代表的な薬物受容体は2つあります。
1つめは、Gタンパク質共役受容体(GPCR : G Protein-coupled receptor)です。Gは、グアニンヌクレオチド結合の略です。GPCRは、受容体とGタンパク質が結合した構造をしています。イメージと、実際のタンパク質結晶のリボン図の1例が以下になります。
共役する代表的な G タンパク質が大きく3つ存在します。
1つめは Gs タンパク質です。s は stimulate(刺激)の略です。Gs タンパク質と共役する受容体に基質が結合すると、Gsタンパク質を介してアデニル酸シクラーゼ(AC:adenylate cyclase)が刺激(活性化)されます。
アデニル酸シクラーゼが活性化されると、細胞内サイクリックAMP(cAMP:cyclic AMP)が増加します。細胞内 cAMP が増加することで、様々な生理的反応が引き起こされます。「受容体に基質(メッセンジャー)がやってきた」というメッセージを、細胞内に伝える役割に注目し cAMPをセカンドメッセンジャーと呼びます。cAMP の構造は以下のようなものです。

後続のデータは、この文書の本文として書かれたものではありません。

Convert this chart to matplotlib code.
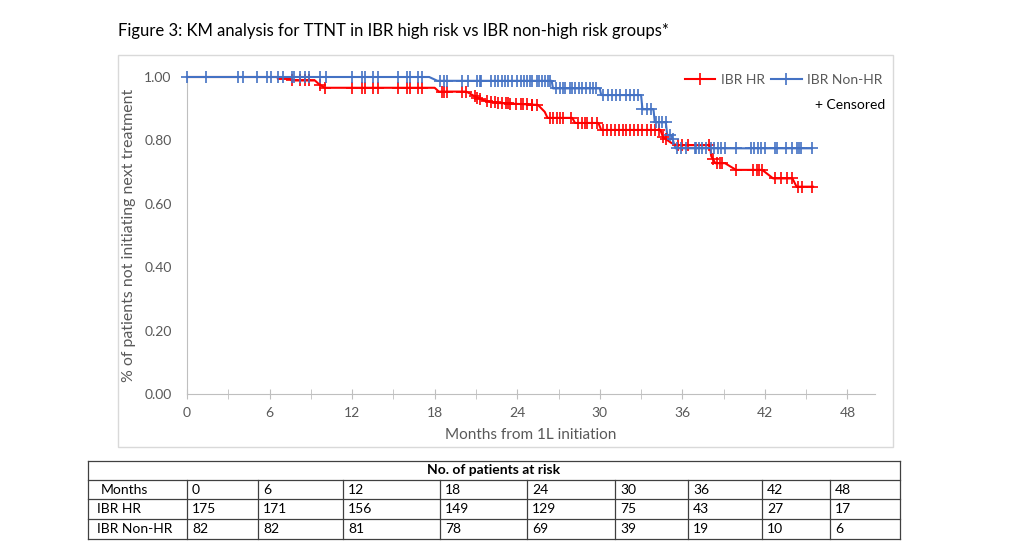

2つめは Gi タンパク質です。iはinhibit(抑制)の略です。Gi タンパク質と共役する受容体に基質が結合すると、Gi タンパク質を介してアデニル酸シクラーゼ(AC:adenylate cyclase)が抑制されます。
アデニル酸シクラーゼが抑制されると、細胞内サイクリックAMP(cAMP:cyclic AMP)が減少します。細胞内 cAMP が減少することで、様々な生理的反応が引き起こされます。
3つめは Gq タンパク質です。 q の由来には決まった説がありません。Gqタンパク質と共役する受容体に基質が結合すると、Gqタンパク質を介してホスホリパーゼ C が活性化されます。
ホスホリパーゼ C は、細胞膜を原料としてジアシルグリセロール(DG)とイノシトール三リン酸(IP3)を生成します。これらがセカンドメッセンジャーとなって、様々な生理的反応が引き起こされます。
Gタンパク質、Gタンパク質を介して何がおきるか、セカンドメッセンジャーは何か をまとめると以下になります。
代表的な Gs、Gi、Gq 共役受容体は以下のようになります。
参考)生化学まとめ 1-2 (3) 自律神経系
Gs → β1 ,β2 、H2 、D1、V2
Gi → α2 ,M2 , D2 、AT2、GABAB
Gq → α1 ,M1 、M3 、H1、AT1
覚え方ですが「β受容体なら、Gs」。「Gs の残りは、D1(博士1年生)の H2(水素)」。後は「2とかbとかついたら Gi」。残りが Gq とすると覚えやすいかもしれません。
もう1つの代表的な薬物受容体は、イオンチャネル内蔵型受容体です。5量体からなる膜貫通タンパク質です。受容体そのものがイオンチャネルを形成しています。イメージは以下のようになります。
代表的なイオンチャネル内蔵型の受容体と、通過するイオンは以下のようになります。
NN , NM 受容体 → Na+ チャネル
GABAA 、グリシン受容体 → Clー チャネル
グルタミン酸受容体 NMDA 型 → Ca2+ チャネル
グルタミン酸受容体 non-NMDA型 → Na+ ,K+ チャネル
5-HT3 受容体→ Na+ ,K+ チャネル
特に 、Na+ チャネルが N 受容体、Clー チャネルが GABA 、グリシン受容体であることが重要です。